Certification number 4 of the year! I have been meaning to work towards some offensive security certifications. OffSec’s annual Learn One 20% discount offer, which started on the 1st of November, perfectly aligned with my plans, so I went on to purchase it. With the purchase, I also got OSWP and KLCP exam attempts. So the first certificate that I went with was, you guessed it, OSWP. So, I’d like to share my experience of the certificate in general.
OSWP Course Review
So first of all, the course has been criticized for being a bit outdated, however, I’d like to disagree. The course indulges in most of the attacks that are applicable in modern networks. The course starts off with information about IEEE 802.11, Wireless Networks & Encryption, Wireless Essentials, information about frames and networks on a lower (technical) level and, troubleshooting drivers used by wireless adapter. I’ll admit this part was a bit too dry and OffSec could work on it to make it a bit more lively and interesting to read.
The course then quickly picks up the pace with the tools that are needed to perform these wireless attacks, most of these tools come under the suite of Aircrack-ng.
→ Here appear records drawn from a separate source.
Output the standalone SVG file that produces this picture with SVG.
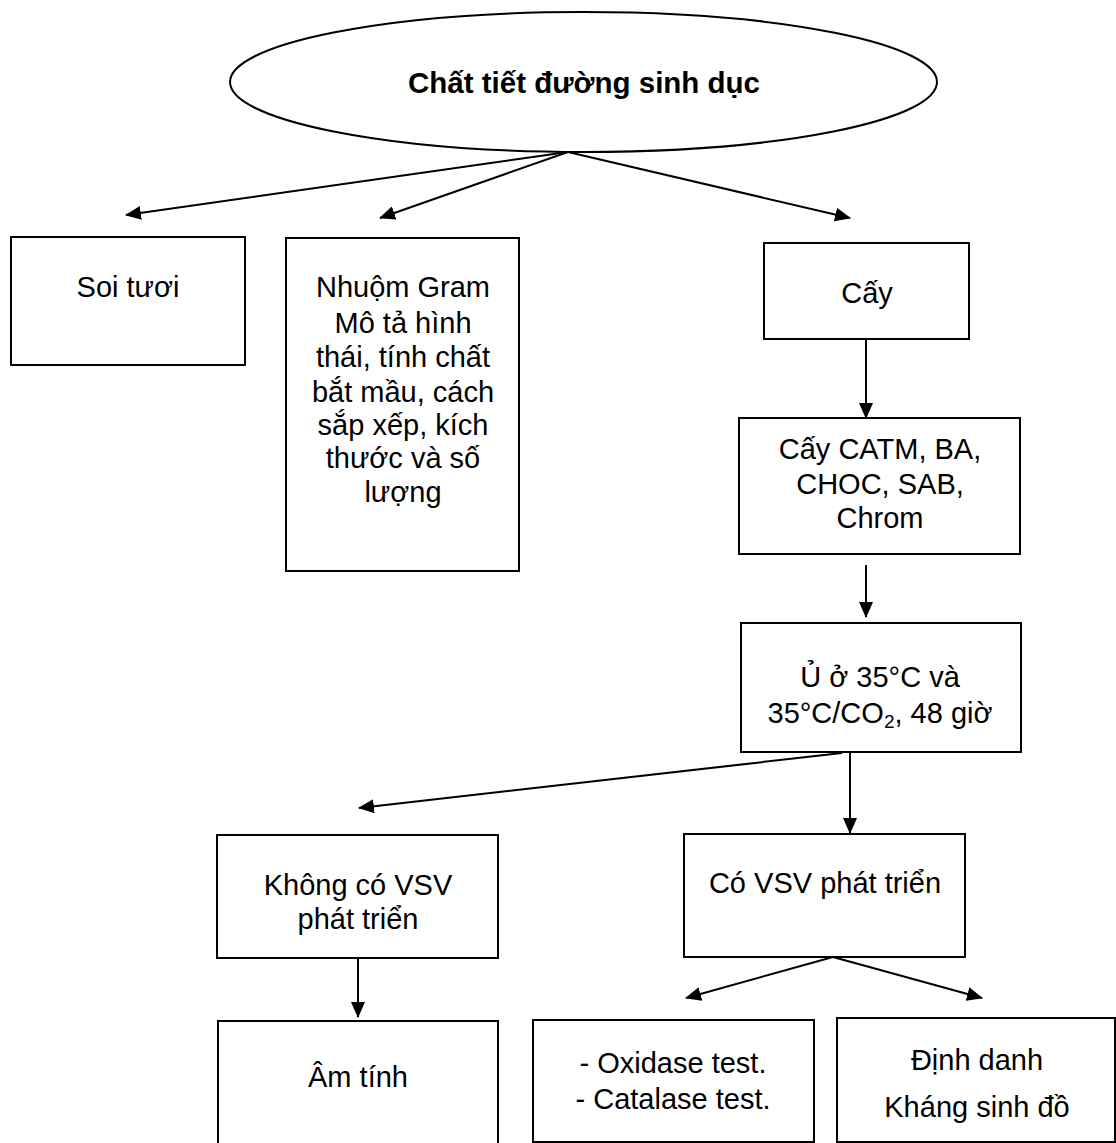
<svg xmlns="http://www.w3.org/2000/svg" width="1116" height="1143" viewBox="0 0 1116 1143">
<style>
.box{fill:#fff;stroke:#000;stroke-width:2}
.t{font-family:"Liberation Sans",Arial,sans-serif;font-size:29px;text-anchor:middle;fill:#000}
.b{font-weight:bold;font-size:29.5px}
.c{stroke:#000;stroke-width:2;fill:none;marker-end:url(#ah)}
</style>
<defs>
<marker id="ah" markerUnits="userSpaceOnUse" markerWidth="16" markerHeight="14" refX="15" refY="7" orient="auto">
<path d="M0,0 L16,7 L0,14 z" fill="#000"/>
</marker>
</defs>
<rect width="1116" height="1143" fill="#fff"/>
<g id="connectors">
<line class="c" x1="568" y1="152" x2="126" y2="215"/>
<line class="c" x1="568" y1="152" x2="380" y2="218"/>
<line class="c" x1="568" y1="152" x2="850" y2="218"/>
<line class="c" x1="866" y1="339" x2="866" y2="418"/>
<line class="c" x1="866" y1="565" x2="866" y2="617"/>
<line class="c" x1="842" y1="753" x2="359" y2="808"/>
<line class="c" x1="850" y1="753" x2="850" y2="833"/>
<line class="c" x1="358" y1="958" x2="358" y2="1017"/>
<line class="c" x1="833" y1="957" x2="686" y2="998"/>
<line class="c" x1="833" y1="957" x2="982" y2="998"/>
</g>
<g id="root">
<ellipse cx="583.5" cy="82" rx="353.5" ry="70" fill="#fff" stroke="#000" stroke-width="2"/>
<text class="t b" x="584" y="93">Chất tiết đường sinh dục</text>
</g>
<g id="soi">
<rect class="box" x="11" y="237" width="234" height="128"/>
<text class="t" x="128" y="297">Soi tươi</text>
</g>
<g id="nhuom">
<rect class="box" x="286" y="238" width="233" height="333"/>
<text class="t" x="403" y="297">Nhuộm Gram</text>
<text class="t" x="403" y="333">Mô tả hình</text>
<text class="t" x="403" y="367">thái, tính chất</text>
<text class="t" x="403" y="402">bắt mầu, cách</text>
<text class="t" x="403" y="435">sắp xếp, kích</text>
<text class="t" x="403" y="468">thước và số</text>
<text class="t" x="403" y="502">lượng</text>
</g>
<g id="cay">
<rect class="box" x="764" y="243" width="205" height="96"/>
<text class="t" x="867" y="303">Cấy</text>
</g>
<g id="catm">
<rect class="box" x="739" y="418" width="281" height="136"/>
<text class="t" x="880" y="459">Cấy CATM, BA,</text>
<text class="t" x="880" y="494">CHOC, SAB,</text>
<text class="t" x="880" y="528">Chrom</text>
</g>
<g id="u">
<rect class="box" x="741" y="623" width="280" height="129"/>
<text class="t" x="880" y="687">Ủ ở 35°C và</text>
<text class="t" x="880" y="723">35°C/CO<tspan font-size="19" dy="5">2</tspan><tspan dy="-5">, 48 giờ</tspan></text>
</g>
<g id="khong">
<rect class="box" x="217" y="835" width="281" height="123"/>
<text class="t" x="358" y="895">Không có VSV</text>
<text class="t" x="358" y="929">phát triển</text>
</g>
<g id="co">
<rect class="box" x="684" y="834" width="281" height="123"/>
<text class="t" x="825" y="893">Có VSV phát triển</text>
</g>
<g id="am">
<rect class="box" x="218" y="1021" width="280" height="140"/>
<text class="t" x="358" y="1087">Âm tính</text>
</g>
<g id="oxi">
<rect class="box" x="533" y="1020" width="281" height="122"/>
<text class="t" x="673" y="1073">- Oxidase test.</text>
<text class="t" x="673" y="1109">- Catalase test.</text>
</g>
<g id="dinh">
<rect class="box" x="837" y="1018" width="278" height="124"/>
<text class="t" x="977" y="1070">Định danh</text>
<text class="t" x="977" y="1117">Kháng sinh đồ</text>
</g>
</svg>
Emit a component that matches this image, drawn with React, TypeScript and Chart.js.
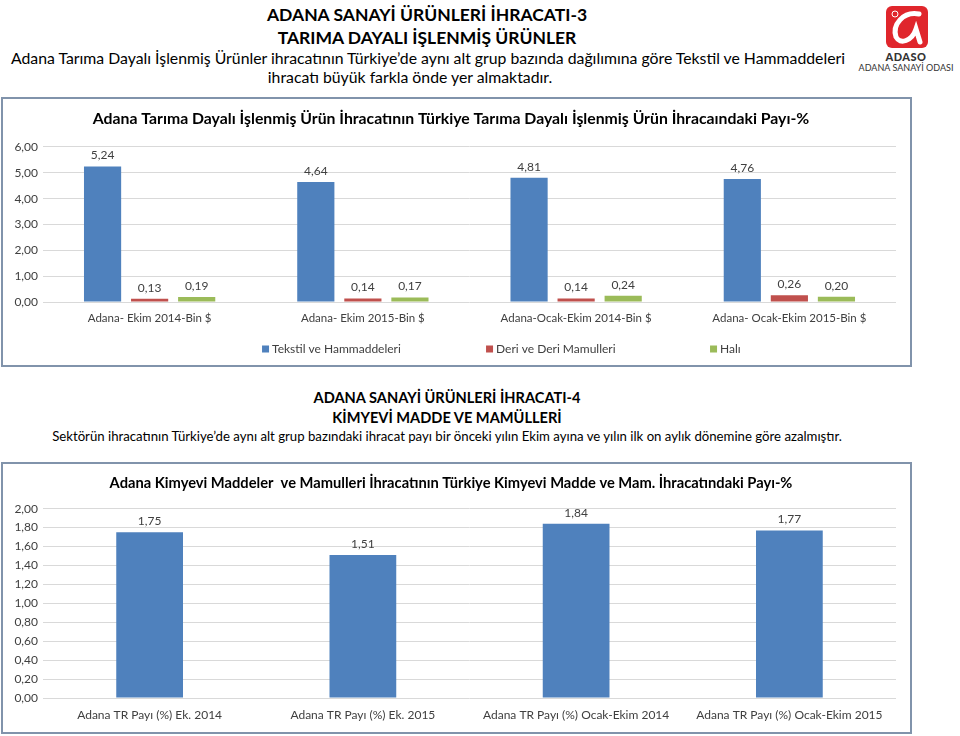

Straightly after the introduction of the tools, you get to learn the techniques to attack WPA/WPA2, WPA3 (Yes, you get a brief introduction of it, one of the most known attacks; Dragonblood), WPS, setting up rogue access points to attack WPA enterprise portals, and lastly, attacking captive portals. It also teaches you how to create custom wordlists based on various factors, like special characters, type of organization, and other gathered info about the organization through OSINT. The course finishes off with alternatives to the aircrack-ng suite, like bettercap and Kismet.
The course introduces you to wireless penetration testing and teaches you about almost every type of attack with great detail. What I like about the course is that it forces you to manually attack the access points, instead of allowing the usage of automated tools. This helps build your methodology and makes sure that you have understood the underlying details about how and why each attack works.
Regarding the time taken to prepare for the course, it took me 6 days to go through the whole material, then I set up the lab and used some other resources (mentioned below) to perform the attacks to prepare myself which took an additional 3 days.
OffSec Exam Review
During the weekend, I had some plans and the exam timeslots were not feasible for me, so I decided to take the exam on Friday at 4 AM (Yes, early morning :D). I joined the proctored session 15 minutes before my exam time, however, there were some internal issues which delayed my exam by 24 minutes. The proctor and their team were kind enough to allow me an extension of 30 minutes. You are provided with SSH/RDP details, you can use that after connecting to the VPN to access the attacking machine and proceed with the exam from there. I was able to finish the practical aspect of the exam in about 90 minutes that too because the environment was a bit unstable. After the exam, you get 24 hours to finish the report. I was thinking of taking a good rest and doing the report later, however since it was the last working day of the week, I wanted to finish the report as early as possible for the slightest chance that they grade my attempt before the end of the week. So I quickly finished my report in 90 minutes and submitted the report. In just over 24 hours, at exactly 9 AM on Saturday, I got an email that I had cleared the exam and had been awarded the certificate.
Suggestions & Resources
If you want to set up your own lap then the hardware requirements can be found here.
However, if you don’t want to set up your own lab, then you can download the VM and do all the challenges here to practice what you learned during the course.
During the exam follow the methodology that you have created during your learning of the course.
If you have hiccups in your environment, then make sure to instantly revert your environment, you get a good amount of reverts. However, the caveat is that you will lose all the progress upon reverting or switching to another network environment, so be wary of that.